Here to Create

When I sit down and look back at life, I realise that there were so many things that I loved, but somehow I stopped doing them altogether.
“It’s a part of growing up they said.
You just stop getting time for yourself.”
I went from studying in school, coming home & playing outside, watching TV, pursuing your hobbies, working on the brand new computer to learn, reading before sleeping and still sleeping for 8 hours at least to to working at random hours, procrastinating at everything, binge watching online series, ignoring myself, being lazy and not sleeping at all.
I always thought that the freedom of choice will enable me and make me better. It will allow me to explore and learn far greater things than I am currently doing. The freedom will bring with itself the power to wield it an use it well.
But now I see that it is quite the contrary. Without the willpower, without the fear, without the drive all I have been doing is move towards mediocrity.
No wonder everyone says that the childhood was their best time. You could achieve anything as kids, because they invested time in growing yourself.
I invested time in growing myself. I was a better person back then, compared to who I have been lately.
I think it’s time I changed that, I think it’s time that I opened up my eyes and saw myself for what I am now. It’s time that I stop dwelling on my successes in the past to make me feel good. It’s time that I pick up myself and invest time in being a lot more me than anything else. It’s time I choose to be better.

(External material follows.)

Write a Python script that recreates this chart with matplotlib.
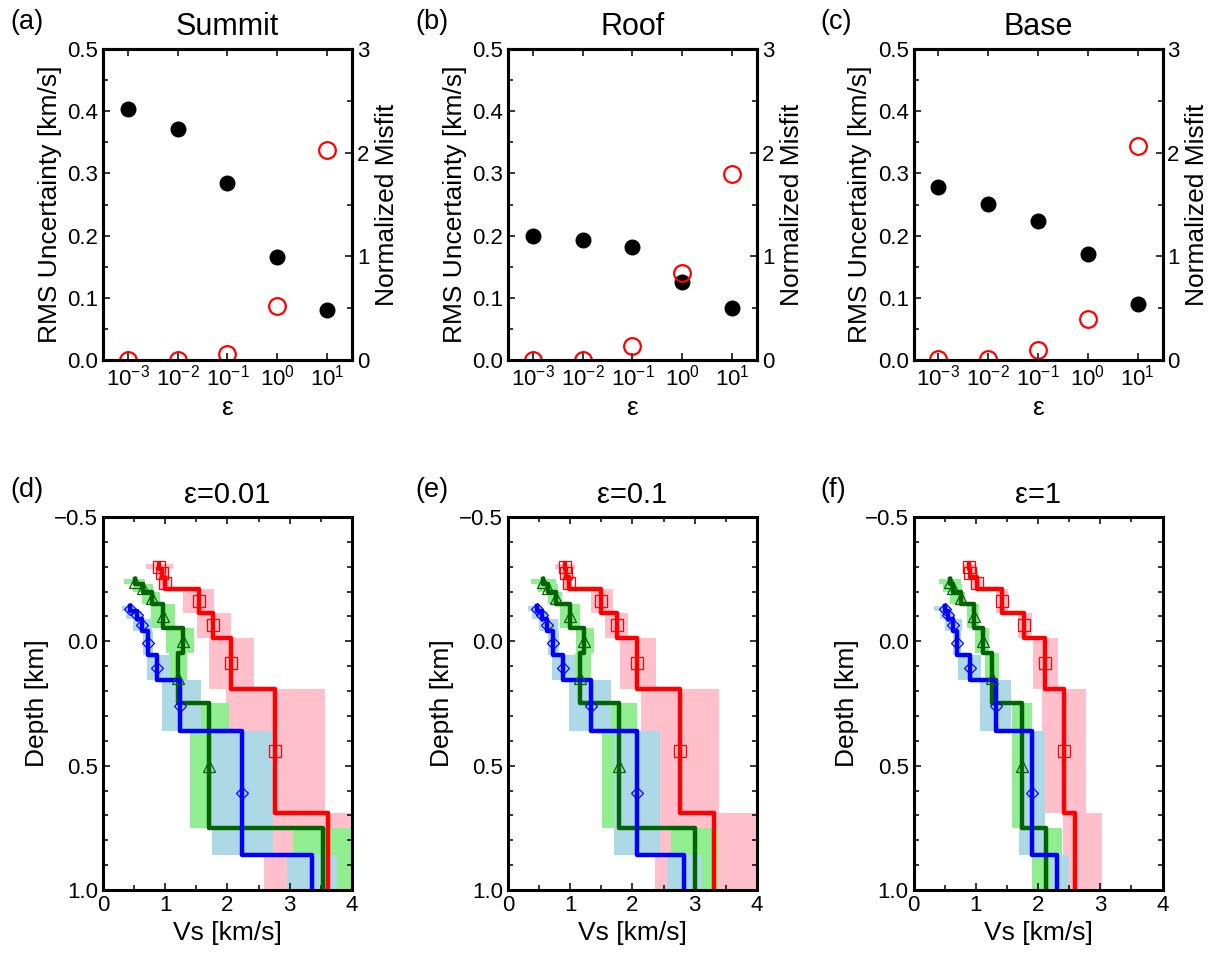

This charcoal artwork is the first step towards that.

I loved being able to create. It didn’t matter to me what I made, or how I made it. To be able to create something out of nothing, learning and developing new skills to make that happen. To have the conviction to not give up and bring an idea to reality. That’s what I am, that is what sets me apart from everyone else. And that is what I am going to build myself as again. I don’t want to end up in a life of mediocrity, I want to dream big. Bigger than I have ever dreamt of. I want to be the best possible version of myself and even then make myself better.
And that’s what I am gonna do from here on.